Campus Commentaries

Throughout the year, Davidson College hosts events that Humanities students can attend and then write a “campus commentary” in response. Below are extended versions of two of my campus commentaries.

Semester I

On Tuesday September 24th, I attended Davidson College Student Orchestra’s performance of Tchaikovsky’s Symphony No. 5. While I’ve attended my high school’s music concerts, I’ve never experienced this level of orchestra, which was much more advanced and sophisticated. Not only did the music sound amazing, but the conductor, concertmaster, and musicians were very cohesive and formally well practiced.

I enjoyed how the conductor provided background information about the piece and composer before the music began. In particular, she mentioned how we can never know exactly what Tchaikovsky’s thoughts were in creating his music, but that we have clues from his notes. This made listening to the concert more intriguing, as throughout, I would ask myself, why did the composer chose to do this? What emotions could he be trying to elicit? Also, 19th century compositions often tell a story, which is a type of music called, Program Music. With this in mind, I tried to visualize the narrative that the music was telling.

One of the realizations I’ve made this semester is understanding language’s boundaries. Language is often insufficient in accurately communicating and expressing emotions and experiences. The orchestral concert is a great example of how other studies in the humanities, like music, better convey human experiences. Music allows for communication and often can more accurately translate a story than literal words. This is especially relevant in this Orchestra Performance because they played Program Music where the composer tells a specific narrative in the music.

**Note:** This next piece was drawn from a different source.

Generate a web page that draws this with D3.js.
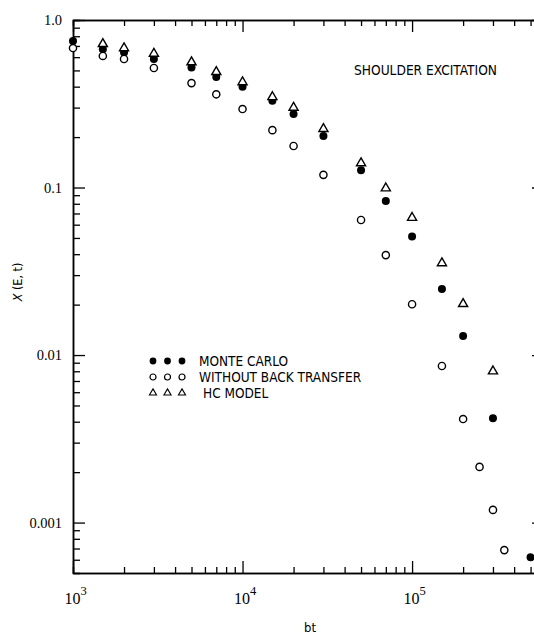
<!DOCTYPE html>
<html>
<head>
<meta charset="utf-8">
<script src="https://cdn.jsdelivr.net/npm/d3@7"></script>
<style>
  body { margin: 0; background: #fff; }
  svg { display: block; }
</style>
</head>
<body>
<div id="chart"></div>
<script>
// data (bt, X(E,t))
var monteCarlo = [
  [1000, 0.75], [1500, 0.67], [2000, 0.64], [3000, 0.585], [5000, 0.52],
  [7000, 0.457], [10000, 0.40], [15000, 0.33], [20000, 0.275], [30000, 0.203],
  [50000, 0.127], [70000, 0.083], [100000, 0.051], [150000, 0.0248],
  [200000, 0.013], [300000, 0.0042], [500000, 0.00062]
];
var noBackTransfer = [
  [1000, 0.68], [1500, 0.61], [2000, 0.585], [3000, 0.517], [5000, 0.42],
  [7000, 0.36], [10000, 0.294], [15000, 0.22], [20000, 0.177], [30000, 0.119],
  [50000, 0.064], [70000, 0.0395], [100000, 0.0201], [150000, 0.0086],
  [200000, 0.00415], [250000, 0.00215], [300000, 0.00119], [350000, 0.000685]
];
var hcModel = [
  [1500, 0.72], [2000, 0.68], [3000, 0.63], [5000, 0.56], [7000, 0.49],
  [10000, 0.426], [15000, 0.347], [20000, 0.30], [30000, 0.224], [50000, 0.14],
  [70000, 0.099], [100000, 0.066], [150000, 0.0354], [200000, 0.0202],
  [300000, 0.008]
];
var xMajor = [1e3, 1e4, 1e5];
var xMajorLabels = ["3", "4", "5"];
var yMajor = [1, 0.1, 0.01, 0.001];
var yMajorLabels = ["1.0", "0.1", "0.01", "0.001"];
var legendLabels = ["MONTE CARLO", "WITHOUT BACK TRANSFER", "HC MODEL"];

var W = 534, H = 635;
// right edge of the frame sits just past the visible picture
var margin = { top: 20, right: -10, bottom: 62, left: 73 };

var svg = d3.select("#chart").append("svg")
  .attr("width", W)
  .attr("height", H);

var x = d3.scaleLog()
  .domain([1e3, 6e5])
  .range([margin.left, W - margin.right]);

var y = d3.scaleLog()
  .domain([5e-4, 1])
  .range([H - margin.bottom, margin.top]);

// minor ticks 2..9 of each decade
function minors(lo, hi) {
  var out = [];
  for (var e = lo; e < hi; e++) {
    for (var m = 2; m <= 9; m++) out.push(m * Math.pow(10, e));
  }
  return out;
}
var xMinor = minors(3, 6).filter(function (v) { return v < 6e5; });
var yMinor = minors(-4, 0).filter(function (v) { return v > 5e-4; });

var serif = "'Liberation Serif', 'Times New Roman', serif";
var sans = "'DejaVu Sans Condensed', 'Liberation Sans Narrow', 'Liberation Sans', Arial, sans-serif";

function styleAxis(g) {
  g.select(".domain").attr("stroke", "#000").attr("stroke-width", 1.5);
  g.selectAll(".tick line").attr("stroke", "#000").attr("stroke-width", 1.3);
}

var bottomY = H - margin.bottom, topY = margin.top;
var leftX = margin.left, rightX = W - margin.right;

// bottom axis
svg.append("g")
  .attr("transform", "translate(0," + bottomY + ")")
  .call(d3.axisBottom(x).tickValues(xMinor).tickSize(-6).tickFormat(""))
  .call(styleAxis);
var xb = svg.append("g")
  .attr("transform", "translate(0," + bottomY + ")")
  .call(d3.axisBottom(x).tickValues(xMajor).tickSize(-12).tickSizeOuter(0).tickFormat(""))
  .call(styleAxis);
xb.selectAll(".tick text").remove();
xb.selectAll(".tick").append("text")
  .attr("y", 31)
  .attr("x", 2)
  .attr("fill", "#000")
  .attr("text-anchor", "middle")
  .style("font-family", serif)
  .style("font-size", "16px")
  .each(function (d, i) {
    var t = d3.select(this);
    t.append("tspan").text("10");
    t.append("tspan").attr("dy", -9).style("font-size", "12.5px").text(xMajorLabels[i]);
  });

// top axis
svg.append("g")
  .attr("transform", "translate(0," + topY + ")")
  .call(d3.axisTop(x).tickValues(xMinor).tickSize(-6).tickFormat(""))
  .call(styleAxis);
svg.append("g")
  .attr("transform", "translate(0," + topY + ")")
  .call(d3.axisTop(x).tickValues(xMajor).tickSize(-12).tickSizeOuter(0).tickFormat(""))
  .call(styleAxis);

// left axis
svg.append("g")
  .attr("transform", "translate(" + leftX + ",0)")
  .call(d3.axisLeft(y).tickValues(yMinor).tickSize(-7).tickFormat(""))
  .call(styleAxis);
var yl = svg.append("g")
  .attr("transform", "translate(" + leftX + ",0)")
  .call(d3.axisLeft(y).tickValues(yMajor).tickSize(-12).tickSizeOuter(0).tickPadding(11)
    .tickFormat(function (d, i) { return yMajorLabels[i]; }))
  .call(styleAxis);
yl.selectAll(".tick text")
  .attr("fill", "#000")
  .style("font-family", serif)
  .style("font-size", "14.5px");

// right axis
svg.append("g")
  .attr("transform", "translate(" + rightX + ",0)")
  .call(d3.axisRight(y).tickValues(yMinor).tickSize(-7).tickFormat(""))
  .call(styleAxis);
svg.append("g")
  .attr("transform", "translate(" + rightX + ",0)")
  .call(d3.axisRight(y).tickValues(yMajor).tickSize(-12).tickSizeOuter(0).tickFormat(""))
  .call(styleAxis);

// points
var tri = d3.symbol().type(d3.symbolTriangle);

svg.append("g").selectAll("circle")
  .data(monteCarlo)
  .enter().append("circle")
  .attr("cx", function (d) { return x(d[0]); })
  .attr("cy", function (d) { return y(d[1]); })
  .attr("r", 4)
  .attr("fill", "#000");

svg.append("g").selectAll("circle")
  .data(noBackTransfer)
  .enter().append("circle")
  .attr("cx", function (d) { return x(d[0]); })
  .attr("cy", function (d) { return y(d[1]); })
  .attr("r", 3.6)
  .attr("fill", "#fff")
  .attr("stroke", "#000")
  .attr("stroke-width", 1.4);

svg.append("g").selectAll("path")
  .data(hcModel)
  .enter().append("path")
  .attr("transform", function (d) { return "translate(" + x(d[0]) + "," + y(d[1]) + ")"; })
  .attr("d", tri.size(36))
  .attr("fill", "#fff")
  .attr("stroke", "#000")
  .attr("stroke-width", 1.4);

// legend
var legend = svg.append("g").attr("transform", "translate(153,361)");
[0, 1, 2].forEach(function (k) {
  var row = legend.append("g").attr("transform", "translate(0," + (k * 16) + ")");
  [0, 14.5, 29].forEach(function (dx) {
    if (k === 0) {
      row.append("circle").attr("cx", dx).attr("cy", 0).attr("r", 3.4).attr("fill", "#000");
    } else if (k === 1) {
      row.append("circle").attr("cx", dx).attr("cy", 0).attr("r", 3)
        .attr("fill", "#fff").attr("stroke", "#000").attr("stroke-width", 1.2);
    } else {
      row.append("path").attr("transform", "translate(" + dx + ",0)")
        .attr("d", tri.size(22)).attr("fill", "#fff")
        .attr("stroke", "#000").attr("stroke-width", 1.1);
    }
  });
  row.append("text")
    .attr("x", k === 2 ? 50 : 46)
    .attr("y", 5)
    .style("font-family", sans)
    .style("font-size", "13.5px")
    .text(legendLabels[k]);
});

// annotation
svg.append("text")
  .attr("x", 354)
  .attr("y", 75)
  .attr("textLength", 143)
  .attr("lengthAdjust", "spacingAndGlyphs")
  .style("font-family", sans)
  .style("font-size", "13.5px")
  .text("SHOULDER EXCITATION");

// axis titles
svg.append("text")
  .attr("x", 310)
  .attr("y", 632)
  .attr("text-anchor", "middle")
  .style("font-family", sans)
  .style("font-size", "13px")
  .text("bt");

var yt = svg.append("text")
  .attr("transform", "translate(22,282) rotate(-90)")
  .attr("text-anchor", "middle")
  .style("font-family", sans)
  .style("font-size", "12.5px");
yt.append("tspan").style("font-style", "italic").text("X");
yt.append("tspan").text(" (E, t)");
</script>
</body>
</html>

I’m happy that I got the chance to attend this performance. While I don’t listen to orchestral symphonies often, the music was beautiful. It was also great to support my classmates playing in the concert.

Semester II

On Sunday, February 16th, I attended this year’s Staley Lecture, titled “Eating as an Act of Justice: From Religious Food Ethics to Climate Action.” This lecture was presented by Matthew Halteman, a professor of Philosophy, vegan, and self-proclaimed lover of food. I went into this lecture very critical and apprehensive. From what I had heard about the topic, I was worried it was going to be the same unconvincing arguments that I had heard about eating vegan. I have a sister who eats a pescatarian diet and she’s told me about how a diet that includes meat is worse for your health as well as the climate (not to mention the cruel animal treatment arguments). I had always brushed it off, not believing that my diet was that significant or impactful.

Dr. Halteman’s lecture is different from other arguments for a vegan diet in that he approaches it from a philosophical and theological perspective. Halteman explains that while most people see their diets as a personal choice, such as choosing what color to paint your house, in reality, it is a decision on how to treat others because it really affects those around you. He argues that a plant-based diet is supported by Christian ideals, Jesus’ call for social justice in the Gospels, and simply good morals. I was blown away by this lecture. I walked away believing that I couldn’t call myself a good person if I was eating meat. Since that lecture, I have shifted to a pescatarian diet. (access to protein sources outside of fish is more challenging, so I can’t commit to vegan at the moment.)

In reflecting on this lecture and connecting it to my exploration of the “truth,” I think of this moment as the beginning of a personal paradigm shift. I hope that with more shifts in conceptual schemes regarding conscious eating and plant-based diets, we can start a revolution.